**What you have to do**
Return exactly, and only, the lines from the one holding "Generate a component" through the one holding "const yTicks = [80, 100, 120, 140];", both included; the pictures stay out.

**Data for the task**
^^^^

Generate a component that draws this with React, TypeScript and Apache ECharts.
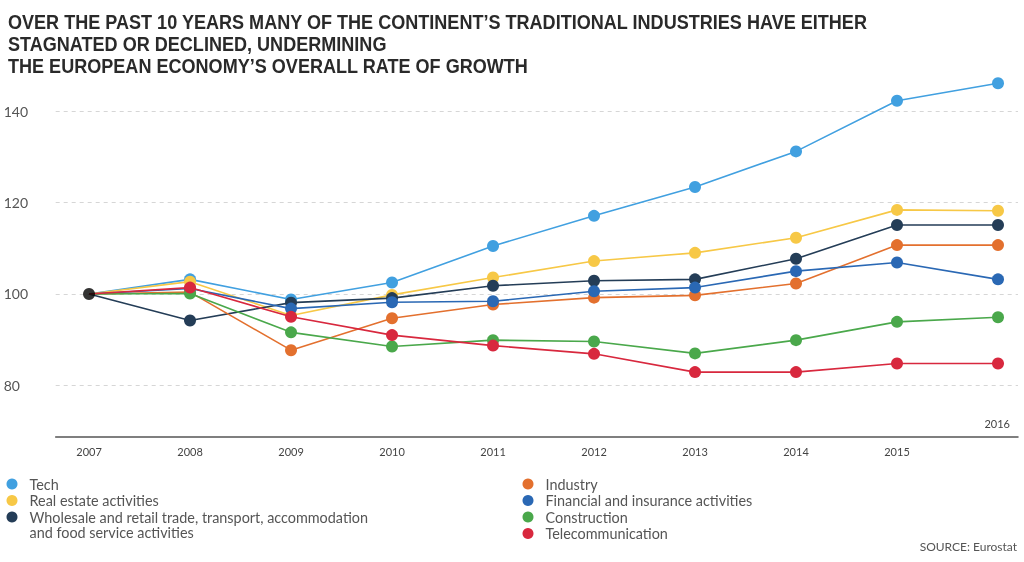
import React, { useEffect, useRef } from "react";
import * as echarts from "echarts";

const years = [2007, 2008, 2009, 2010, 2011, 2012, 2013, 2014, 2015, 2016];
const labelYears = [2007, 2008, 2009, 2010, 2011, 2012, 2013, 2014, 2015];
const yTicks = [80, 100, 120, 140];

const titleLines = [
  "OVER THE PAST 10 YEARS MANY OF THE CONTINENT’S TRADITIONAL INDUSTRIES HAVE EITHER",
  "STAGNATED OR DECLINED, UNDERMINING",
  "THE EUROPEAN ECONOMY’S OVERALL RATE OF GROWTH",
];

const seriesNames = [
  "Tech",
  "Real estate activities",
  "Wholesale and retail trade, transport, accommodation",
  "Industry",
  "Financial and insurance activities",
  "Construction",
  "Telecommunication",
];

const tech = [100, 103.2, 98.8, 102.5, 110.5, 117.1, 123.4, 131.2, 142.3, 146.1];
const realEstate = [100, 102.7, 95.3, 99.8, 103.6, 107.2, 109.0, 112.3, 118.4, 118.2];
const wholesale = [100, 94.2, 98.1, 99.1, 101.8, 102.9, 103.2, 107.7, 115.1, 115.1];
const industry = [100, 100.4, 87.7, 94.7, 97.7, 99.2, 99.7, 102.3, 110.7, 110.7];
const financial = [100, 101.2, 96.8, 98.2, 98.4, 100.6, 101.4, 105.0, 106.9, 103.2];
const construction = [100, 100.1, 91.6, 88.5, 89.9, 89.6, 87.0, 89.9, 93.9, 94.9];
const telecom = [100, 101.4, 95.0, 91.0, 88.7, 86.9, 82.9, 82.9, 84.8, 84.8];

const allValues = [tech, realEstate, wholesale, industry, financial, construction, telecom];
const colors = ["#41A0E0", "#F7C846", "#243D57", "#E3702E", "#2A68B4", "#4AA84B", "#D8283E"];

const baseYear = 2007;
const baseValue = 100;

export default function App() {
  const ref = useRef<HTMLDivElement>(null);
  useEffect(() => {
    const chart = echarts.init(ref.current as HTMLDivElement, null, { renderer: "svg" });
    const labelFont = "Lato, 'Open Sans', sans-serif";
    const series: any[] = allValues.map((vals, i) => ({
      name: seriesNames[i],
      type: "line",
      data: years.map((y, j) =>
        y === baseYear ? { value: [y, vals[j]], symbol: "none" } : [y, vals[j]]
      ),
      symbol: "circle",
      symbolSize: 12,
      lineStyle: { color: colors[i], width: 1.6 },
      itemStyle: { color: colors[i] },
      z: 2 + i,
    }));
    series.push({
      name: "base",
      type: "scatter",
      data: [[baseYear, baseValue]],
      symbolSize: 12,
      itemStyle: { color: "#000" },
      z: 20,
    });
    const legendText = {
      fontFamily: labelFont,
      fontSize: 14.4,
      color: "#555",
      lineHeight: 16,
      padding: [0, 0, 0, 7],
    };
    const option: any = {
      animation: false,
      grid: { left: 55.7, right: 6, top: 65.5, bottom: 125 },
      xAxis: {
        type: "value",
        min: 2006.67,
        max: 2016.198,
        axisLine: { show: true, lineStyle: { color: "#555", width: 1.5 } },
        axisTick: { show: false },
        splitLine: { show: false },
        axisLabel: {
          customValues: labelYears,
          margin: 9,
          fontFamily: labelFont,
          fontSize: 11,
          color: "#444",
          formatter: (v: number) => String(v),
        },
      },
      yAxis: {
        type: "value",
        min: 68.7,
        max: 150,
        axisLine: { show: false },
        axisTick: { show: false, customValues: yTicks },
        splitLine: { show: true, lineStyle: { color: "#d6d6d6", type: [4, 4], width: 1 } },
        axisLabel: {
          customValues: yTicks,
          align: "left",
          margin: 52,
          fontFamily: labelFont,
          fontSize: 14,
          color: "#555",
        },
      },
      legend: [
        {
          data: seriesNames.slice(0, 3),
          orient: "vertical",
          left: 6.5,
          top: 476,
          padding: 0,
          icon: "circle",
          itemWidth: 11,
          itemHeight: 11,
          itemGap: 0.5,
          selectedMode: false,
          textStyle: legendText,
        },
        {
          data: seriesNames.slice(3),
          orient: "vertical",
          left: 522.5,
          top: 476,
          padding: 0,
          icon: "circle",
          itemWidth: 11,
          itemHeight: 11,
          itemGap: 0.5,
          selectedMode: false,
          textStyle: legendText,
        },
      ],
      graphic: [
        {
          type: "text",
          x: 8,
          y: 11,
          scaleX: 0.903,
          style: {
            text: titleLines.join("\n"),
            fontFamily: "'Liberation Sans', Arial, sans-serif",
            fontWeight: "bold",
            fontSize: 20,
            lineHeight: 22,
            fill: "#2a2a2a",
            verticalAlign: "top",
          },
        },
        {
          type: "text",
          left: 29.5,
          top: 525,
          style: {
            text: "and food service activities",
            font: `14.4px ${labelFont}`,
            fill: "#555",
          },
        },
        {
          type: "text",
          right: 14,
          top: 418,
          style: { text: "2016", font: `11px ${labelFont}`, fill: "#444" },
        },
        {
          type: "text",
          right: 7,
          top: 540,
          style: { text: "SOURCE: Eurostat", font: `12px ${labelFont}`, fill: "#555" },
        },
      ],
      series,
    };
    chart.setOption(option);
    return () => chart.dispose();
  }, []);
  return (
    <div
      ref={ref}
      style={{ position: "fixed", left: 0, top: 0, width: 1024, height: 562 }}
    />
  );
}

^^^^

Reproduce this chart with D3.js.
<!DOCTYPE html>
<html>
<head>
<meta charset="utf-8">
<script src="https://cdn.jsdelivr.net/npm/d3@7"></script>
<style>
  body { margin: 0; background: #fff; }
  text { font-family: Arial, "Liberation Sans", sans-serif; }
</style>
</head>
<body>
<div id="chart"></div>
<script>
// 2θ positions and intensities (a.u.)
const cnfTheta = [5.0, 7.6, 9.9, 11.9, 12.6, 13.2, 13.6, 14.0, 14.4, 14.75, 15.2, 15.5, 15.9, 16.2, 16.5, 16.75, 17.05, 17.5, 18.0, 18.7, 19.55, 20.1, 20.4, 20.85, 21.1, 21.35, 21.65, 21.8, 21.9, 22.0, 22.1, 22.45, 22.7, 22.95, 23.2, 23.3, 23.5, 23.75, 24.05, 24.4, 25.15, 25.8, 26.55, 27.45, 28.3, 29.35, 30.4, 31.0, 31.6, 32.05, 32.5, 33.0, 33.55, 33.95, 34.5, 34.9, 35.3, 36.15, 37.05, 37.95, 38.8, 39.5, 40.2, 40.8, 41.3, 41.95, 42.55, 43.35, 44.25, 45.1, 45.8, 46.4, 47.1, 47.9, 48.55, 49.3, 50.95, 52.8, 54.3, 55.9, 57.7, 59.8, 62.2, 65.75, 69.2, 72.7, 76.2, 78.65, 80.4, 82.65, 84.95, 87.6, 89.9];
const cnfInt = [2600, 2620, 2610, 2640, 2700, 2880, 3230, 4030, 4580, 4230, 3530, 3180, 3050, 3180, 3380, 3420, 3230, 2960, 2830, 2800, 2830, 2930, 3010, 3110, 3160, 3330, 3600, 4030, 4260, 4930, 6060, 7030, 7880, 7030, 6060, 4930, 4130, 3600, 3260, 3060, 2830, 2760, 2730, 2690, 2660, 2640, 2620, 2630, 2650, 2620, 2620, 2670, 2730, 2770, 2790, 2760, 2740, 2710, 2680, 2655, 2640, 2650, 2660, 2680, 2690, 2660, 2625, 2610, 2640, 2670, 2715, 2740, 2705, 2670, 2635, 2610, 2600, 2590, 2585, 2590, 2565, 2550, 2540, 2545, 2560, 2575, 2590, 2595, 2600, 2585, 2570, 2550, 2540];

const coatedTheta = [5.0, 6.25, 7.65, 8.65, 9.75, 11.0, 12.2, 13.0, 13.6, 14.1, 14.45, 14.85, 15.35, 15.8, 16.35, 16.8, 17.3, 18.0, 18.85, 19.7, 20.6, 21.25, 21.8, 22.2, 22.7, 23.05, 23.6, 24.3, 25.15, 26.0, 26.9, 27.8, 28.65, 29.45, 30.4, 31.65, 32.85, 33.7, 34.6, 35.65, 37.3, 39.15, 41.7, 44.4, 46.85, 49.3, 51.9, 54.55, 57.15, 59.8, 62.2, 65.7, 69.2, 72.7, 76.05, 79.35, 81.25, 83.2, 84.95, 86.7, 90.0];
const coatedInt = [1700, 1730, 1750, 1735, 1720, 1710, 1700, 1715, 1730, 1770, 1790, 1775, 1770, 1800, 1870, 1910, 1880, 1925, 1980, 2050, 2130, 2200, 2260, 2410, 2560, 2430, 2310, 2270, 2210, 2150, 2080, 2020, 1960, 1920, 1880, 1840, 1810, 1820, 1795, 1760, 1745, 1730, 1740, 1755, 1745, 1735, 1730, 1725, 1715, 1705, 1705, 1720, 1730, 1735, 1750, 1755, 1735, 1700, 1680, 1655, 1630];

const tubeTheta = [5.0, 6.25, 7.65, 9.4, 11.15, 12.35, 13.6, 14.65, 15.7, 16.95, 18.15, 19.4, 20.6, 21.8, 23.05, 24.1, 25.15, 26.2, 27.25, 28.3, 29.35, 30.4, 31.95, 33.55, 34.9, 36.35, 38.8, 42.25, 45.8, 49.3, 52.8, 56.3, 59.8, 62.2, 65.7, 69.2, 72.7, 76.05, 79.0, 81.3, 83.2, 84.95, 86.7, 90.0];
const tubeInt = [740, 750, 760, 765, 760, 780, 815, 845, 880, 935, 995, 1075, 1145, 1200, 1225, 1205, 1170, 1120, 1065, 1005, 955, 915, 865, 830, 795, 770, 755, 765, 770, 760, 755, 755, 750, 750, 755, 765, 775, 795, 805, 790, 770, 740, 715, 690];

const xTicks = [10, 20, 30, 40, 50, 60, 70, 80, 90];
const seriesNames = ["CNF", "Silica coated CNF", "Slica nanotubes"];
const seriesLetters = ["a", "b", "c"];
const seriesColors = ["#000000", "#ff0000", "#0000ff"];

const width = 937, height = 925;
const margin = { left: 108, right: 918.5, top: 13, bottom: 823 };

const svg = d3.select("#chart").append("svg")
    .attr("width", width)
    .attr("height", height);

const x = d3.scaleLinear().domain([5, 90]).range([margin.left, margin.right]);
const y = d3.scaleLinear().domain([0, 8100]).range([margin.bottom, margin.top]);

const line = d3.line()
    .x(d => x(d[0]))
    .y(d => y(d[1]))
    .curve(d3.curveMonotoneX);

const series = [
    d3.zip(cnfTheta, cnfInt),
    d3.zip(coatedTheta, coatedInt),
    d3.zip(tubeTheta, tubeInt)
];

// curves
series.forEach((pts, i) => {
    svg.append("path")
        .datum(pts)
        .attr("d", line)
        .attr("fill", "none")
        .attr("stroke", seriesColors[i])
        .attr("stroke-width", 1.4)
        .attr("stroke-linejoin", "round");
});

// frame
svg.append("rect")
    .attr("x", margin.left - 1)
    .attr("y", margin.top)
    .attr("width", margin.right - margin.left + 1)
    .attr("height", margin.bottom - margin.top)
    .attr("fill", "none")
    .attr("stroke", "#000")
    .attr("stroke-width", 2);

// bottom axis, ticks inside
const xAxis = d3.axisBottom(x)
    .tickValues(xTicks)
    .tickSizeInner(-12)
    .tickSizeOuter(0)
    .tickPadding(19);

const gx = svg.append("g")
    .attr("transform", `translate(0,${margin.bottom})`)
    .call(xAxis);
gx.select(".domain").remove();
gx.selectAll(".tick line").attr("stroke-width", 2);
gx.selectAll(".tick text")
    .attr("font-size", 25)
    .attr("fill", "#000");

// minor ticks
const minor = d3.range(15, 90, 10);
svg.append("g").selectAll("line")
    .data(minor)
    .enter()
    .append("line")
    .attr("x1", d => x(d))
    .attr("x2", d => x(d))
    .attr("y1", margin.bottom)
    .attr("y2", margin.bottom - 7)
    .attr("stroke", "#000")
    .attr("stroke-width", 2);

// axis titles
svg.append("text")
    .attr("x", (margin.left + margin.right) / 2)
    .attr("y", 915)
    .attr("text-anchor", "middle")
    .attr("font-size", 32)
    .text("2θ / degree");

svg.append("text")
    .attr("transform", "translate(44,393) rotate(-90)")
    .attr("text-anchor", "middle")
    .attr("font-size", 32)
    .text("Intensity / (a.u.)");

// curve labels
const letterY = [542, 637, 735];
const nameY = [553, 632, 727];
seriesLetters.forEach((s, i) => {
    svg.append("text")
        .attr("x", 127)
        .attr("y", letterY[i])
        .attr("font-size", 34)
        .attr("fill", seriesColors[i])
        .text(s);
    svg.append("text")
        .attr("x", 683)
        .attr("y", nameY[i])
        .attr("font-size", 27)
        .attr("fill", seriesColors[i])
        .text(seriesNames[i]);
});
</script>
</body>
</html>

^^^^

**The reply**
Generate a component that draws this with React, TypeScript and Apache ECharts.
import React, { useEffect, useRef } from "react";
import * as echarts from "echarts";

const years = [2007, 2008, 2009, 2010, 2011, 2012, 2013, 2014, 2015, 2016];
const labelYears = [2007, 2008, 2009, 2010, 2011, 2012, 2013, 2014, 2015];
const yTicks = [80, 100, 120, 140];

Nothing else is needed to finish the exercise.